* _Direction_
Reproduce each line of the material exactly, minus any picture.

* _Source material_
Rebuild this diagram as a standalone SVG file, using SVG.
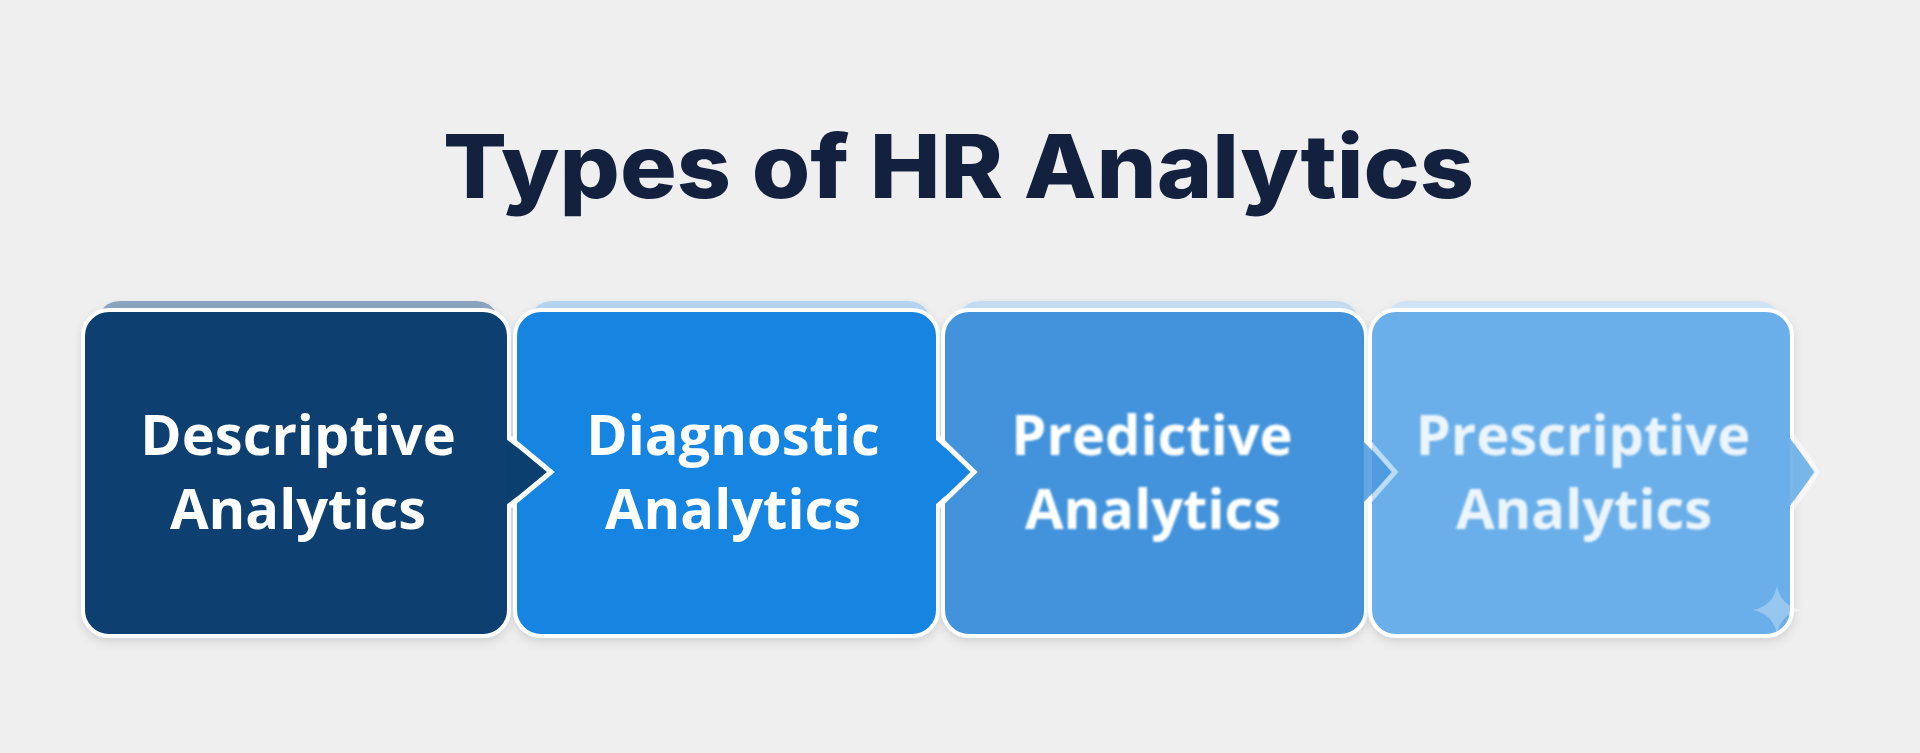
<svg xmlns="http://www.w3.org/2000/svg" width="1920" height="753" viewBox="0 0 1920 753">
<defs>
<style>
.title{font-family:Inter,"Liberation Sans",sans-serif;font-weight:800;font-size:88px;fill:#13213f}
.lbl{font-family:"Open Sans","Noto Sans","Liberation Sans",sans-serif;font-weight:700;font-size:56px;fill:#ffffff;text-anchor:middle}
.box{stroke:#ffffff;stroke-width:4}
.cap{stroke:none}
.edge{fill:none;stroke:#ffffff;stroke-width:5;stroke-linejoin:miter}
</style>
<filter id="sh" x="-10%" y="-10%" width="120%" height="130%">
<feDropShadow dx="0" dy="4" stdDeviation="5" flood-color="#000" flood-opacity="0.12"/>
</filter>
<filter id="soft" x="-10%" y="-30%" width="120%" height="160%">
<feGaussianBlur stdDeviation="0.8"/>
</filter>
</defs>
<rect width="1920" height="753" fill="#efefef"/>
<text class="title" x="443" y="198" textLength="1031" lengthAdjust="spacingAndGlyphs">Types of HR Analytics</text>

<g id="node-descriptive" filter="url(#sh)">
<rect class="cap" x="98" y="301" width="400" height="40" rx="22" fill="#8aa4c0"/>
<rect class="box" x="83" y="310" width="426" height="326" rx="26" fill="#0b3f70"/>
<text class="lbl" x="298" y="455">Descriptive</text>
<text class="lbl" x="298" y="529">Analytics</text>
</g>

<g id="node-diagnostic" filter="url(#sh)">
<rect class="cap" x="530" y="301" width="400" height="40" rx="22" fill="#b3d3ef"/>
<rect class="box" x="515" y="310" width="423" height="326" rx="26" fill="#1685e2"/>
<text class="lbl" x="733" y="455">Diagnostic</text>
<text class="lbl" x="733" y="529">Analytics</text>
</g>

<g id="node-predictive" filter="url(#sh)">
<rect class="cap" x="958" y="301" width="400" height="40" rx="22" fill="#c2dbf1"/>
<rect class="box" x="943" y="310" width="423" height="326" rx="26" fill="#4293db"/>
<g filter="url(#soft)">
<text class="lbl" x="1152" y="455">Predictive</text>
<text class="lbl" x="1153" y="529">Analytics</text>
</g>
</g>

<g id="node-prescriptive" filter="url(#sh)">
<rect class="cap" x="1385" y="301" width="395" height="40" rx="22" fill="#cfe3f5"/>
<rect class="box" x="1370" y="310" width="422" height="326" rx="26" fill="#6aafe9"/>
<g filter="url(#soft)" opacity="0.88">
<text class="lbl" x="1583" y="455">Prescriptive</text>
<text class="lbl" x="1584" y="529">Analytics</text>
</g>
<path d="M1777 586 Q1781 606 1801 610 Q1781 614 1777 634 Q1773 614 1753 610 Q1773 606 1777 586 Z" fill="#ffffff" opacity="0.3"/>
</g>

<g id="connectors">
<polygon points="506,439 549,472 506,505" fill="#0b3f70"/>
<polyline class="edge" points="510,438 551,472 510,506"/>
<polygon points="935,439 972,472 935,505" fill="#1685e2"/>
<polyline class="edge" points="939,438 974,472 939,506"/>
<polygon points="1363,441 1393,472 1363,503" fill="#4a98dd" opacity="0.85"/>
<polyline class="edge" points="1367,440 1395,472 1367,504" opacity="0.55"/>
<polygon points="1789,437 1815,472 1789,507" fill="#6aafe9" opacity="0.9"/>
<polyline class="edge" points="1793,436 1817,472 1793,508" opacity="0.5"/>
</g>
</svg>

* _Correct result_
Rebuild this diagram as a standalone SVG file, using SVG.
<svg xmlns="http://www.w3.org/2000/svg" width="1920" height="753" viewBox="0 0 1920 753">
<defs>
<style>
.title{font-family:Inter,"Liberation Sans",sans-serif;font-weight:800;font-size:88px;fill:#13213f}
.lbl{font-family:"Open Sans","Noto Sans","Liberation Sans",sans-serif;font-weight:700;font-size:56px;fill:#ffffff;text-anchor:middle}
.box{stroke:#ffffff;stroke-width:4}
.cap{stroke:none}
.edge{fill:none;stroke:#ffffff;stroke-width:5;stroke-linejoin:miter}
</style>
<filter id="sh" x="-10%" y="-10%" width="120%" height="130%">
<feDropShadow dx="0" dy="4" stdDeviation="5" flood-color="#000" flood-opacity="0.12"/>
</filter>
<filter id="soft" x="-10%" y="-30%" width="120%" height="160%">
<feGaussianBlur stdDeviation="0.8"/>
</filter>
</defs>
<rect width="1920" height="753" fill="#efefef"/>
<text class="title" x="443" y="198" textLength="1031" lengthAdjust="spacingAndGlyphs">Types of HR Analytics</text>

<g id="node-descriptive" filter="url(#sh)">
<rect class="cap" x="98" y="301" width="400" height="40" rx="22" fill="#8aa4c0"/>
<rect class="box" x="83" y="310" width="426" height="326" rx="26" fill="#0b3f70"/>
<text class="lbl" x="298" y="455">Descriptive</text>
<text class="lbl" x="298" y="529">Analytics</text>
</g>

<g id="node-diagnostic" filter="url(#sh)">
<rect class="cap" x="530" y="301" width="400" height="40" rx="22" fill="#b3d3ef"/>
<rect class="box" x="515" y="310" width="423" height="326" rx="26" fill="#1685e2"/>
<text class="lbl" x="733" y="455">Diagnostic</text>
<text class="lbl" x="733" y="529">Analytics</text>
</g>

<g id="node-predictive" filter="url(#sh)">
<rect class="cap" x="958" y="301" width="400" height="40" rx="22" fill="#c2dbf1"/>
<rect class="box" x="943" y="310" width="423" height="326" rx="26" fill="#4293db"/>
<g filter="url(#soft)">
<text class="lbl" x="1152" y="455">Predictive</text>
<text class="lbl" x="1153" y="529">Analytics</text>
</g>
</g>

<g id="node-prescriptive" filter="url(#sh)">
<rect class="cap" x="1385" y="301" width="395" height="40" rx="22" fill="#cfe3f5"/>
<rect class="box" x="1370" y="310" width="422" height="326" rx="26" fill="#6aafe9"/>
<g filter="url(#soft)" opacity="0.88">
<text class="lbl" x="1583" y="455">Prescriptive</text>
<text class="lbl" x="1584" y="529">Analytics</text>
</g>
<path d="M1777 586 Q1781 606 1801 610 Q1781 614 1777 634 Q1773 614 1753 610 Q1773 606 1777 586 Z" fill="#ffffff" opacity="0.3"/>
</g>

<g id="connectors">
<polygon points="506,439 549,472 506,505" fill="#0b3f70"/>
<polyline class="edge" points="510,438 551,472 510,506"/>
<polygon points="935,439 972,472 935,505" fill="#1685e2"/>
<polyline class="edge" points="939,438 974,472 939,506"/>
<polygon points="1363,441 1393,472 1363,503" fill="#4a98dd" opacity="0.85"/>
<polyline class="edge" points="1367,440 1395,472 1367,504" opacity="0.55"/>
<polygon points="1789,437 1815,472 1789,507" fill="#6aafe9" opacity="0.9"/>
<polyline class="edge" points="1793,436 1817,472 1793,508" opacity="0.5"/>
</g>
</svg>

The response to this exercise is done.